The group is being assisted by republican ex-prisoners group, Coiste na nIarchimí, and its members have been working with a legal team as they prepare to mount what looks set to be a monumental and historic case.

During the dawn raids of that first morning of internment, hundreds of homes were raided by the British army whose soldiers swept in and arrested, under the Special Powers Act, people suspected of being involved in the republican movement. Over 2,000 people were interned without trial during the four years the policy was active. Many were tortured and beaten. The vast majority were nationalists, many of them unconnected with the political upheavals that were sweeping the North at the time.
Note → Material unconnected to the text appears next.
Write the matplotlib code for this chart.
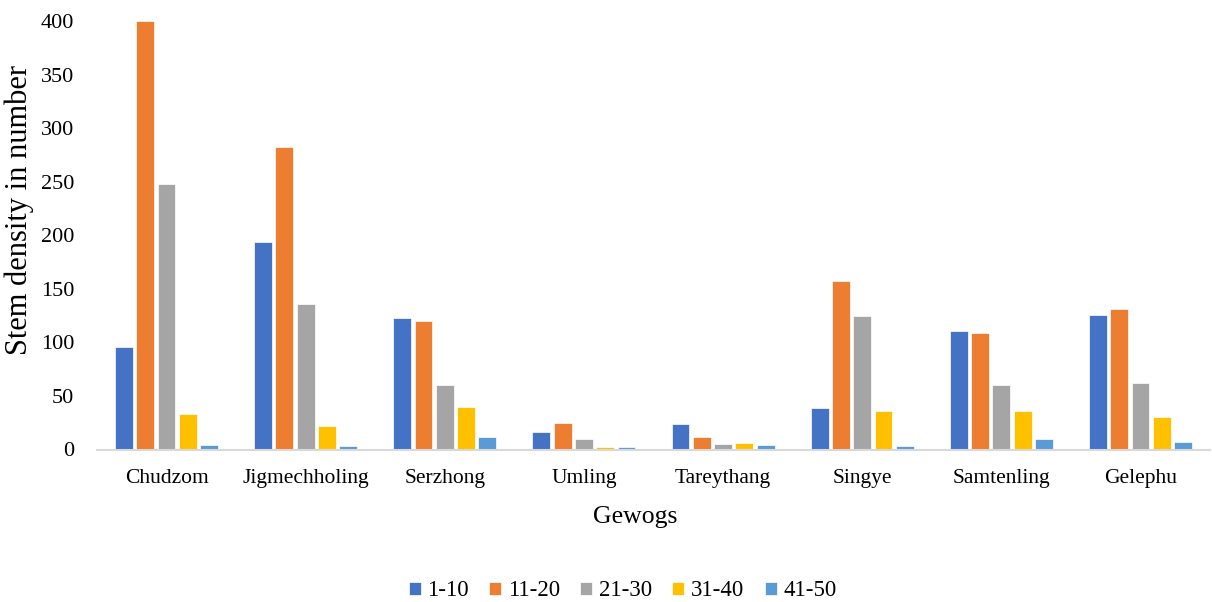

Official documents uncovered recently released under the 30-year rule, show that the searches and arrests were entirely indiscriminate and the army was instructed to arrest any adult they came across in the house if they could not apprehend the person they had intended to detain.

The once-confidential British documents also describe August 9, 1971 as “D Day” and show that as early as 1973, questions were being asked as to why only the Catholic community was being targeted.

The legal challenge being taken is inspired by a case involving Kenyan ex-prisoners from that country’s Mau Mau rebellion that is currently going through the British courts.

“The London firm working on the Kenyan case is giving support and guidance and we have a local solicitor working on it here. We also hope that some barristers will take on the case,” said Jim McVeigh of Coiste.

“The legality of internment of persons brought under both the Special Powers Act of 1922 and the Detention of Terrorist Order 1972 has been brought into fresh focus by the recent release of official papers under the 30-year rule,” said Belfast solicitor, Pádraig Ó Muirigh, who is taking the case.